Nato troops raided apartment blocks in a flashpoint Kosovo town yesterday after two days of mass violence the alliance said verged on "ethnic cleansing" of Serbs by majority Albanians.

Almost 1,000 Serbs have fled their homes and sought the protection of Nato-led peacekeepers stationed in the province after riots, gunfire and arson attacks on Serb churches and villages.

"This kind of activity actually almost amounts to ethnic cleansing and it cannot go on," US commander of Nato forces for Southern Europe, Admiral Gregory Johnson, told reporters in Kosovo's capital Pristina.

"That's why we came here in the first place." No fresh hostilities were reported on Friday afternoon. Several countries said they were sending hundreds of additional troops to reinforce Nato peacekeepers and United Nations police trying to restore order.

"It is tense but I am not aware of new incidents or explosions," said a UN police spokesman in Pristina. "It is generally quieter."

So far 31 people, both Serbs and Albanians, have been killed in Kosovo's worst outbreak of violence since 1999, dealing a blow to hopes the UN and Nato can foster lasting reconciliation between the Orthodox Serbs and Muslim Albanians.

The United Nations refugee agency said more bloodshed might provoke a fresh Serb exodus from the province.

"There are not many (ethnic) minorities left in Kosovo - 220,000 have fled since 1999. We don't want to see any more go," UNHCR spokesman Ron Redmond told a news conference in Geneva.
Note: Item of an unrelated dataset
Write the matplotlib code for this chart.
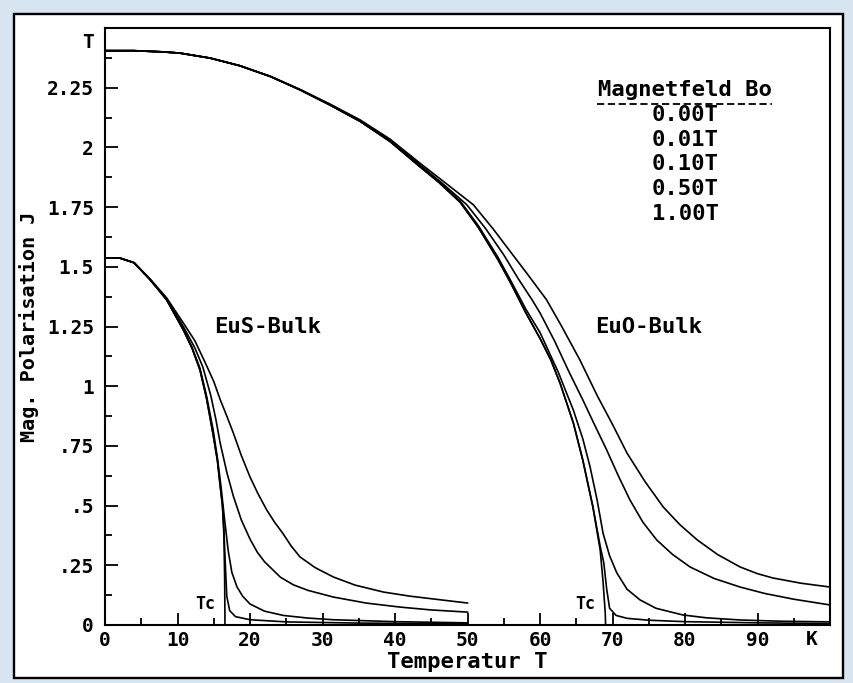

In Belgrade, where the Serb authorities have accused ethnic Albanians of trying to evict remaining Serbs from Kosovo, some 30,000 students marched to protest at "Albanian terror". Some carried banners saying 'New York, Madrid, Kosovo'.

Nato-led KFOR peacekeepers said yesterday they had killed a sniper and raided apartment blocks in Mitrovica.

A loud blast shook a high-rise building in Mitrovica yesterday morning and Nato troops evacuated residents.

Smoke billowed from windows in the building, populated mainly by Albanians, but located in the Serb-dominated northern part of the ethnically divided town.

Reuters reporters on the scene said hundreds of KFOR soldiers remained near the bridge dividing Mitrovica, with several Armoured Personnel Carriers blocking the bridge.

Seven Nato member states hurriedly sent altogether 2,000 reinforcements to beef up the 18,000-strong force.

Germany decided to send 600 more troops, raising the German contingent to 3,800. France pledged to send an extra 400 and Denmark promised an additional 100.

About 150 British troops landed in Kosovo early yesterday, the first of a promised 750 soldiers.

About 150 US troops and 80 Italian Carabinieri arrived on Thursday. Nato-led peacekeepers in neighbouring Bosnia said they had sent an extra 160 Italian and British troops to Kosovo.

Western diplomats and analysts said the violence had made the search for a final status of the province more difficult. Some believed the scale and coordination of the Albanian attacks suggested they were part of their drive for independence.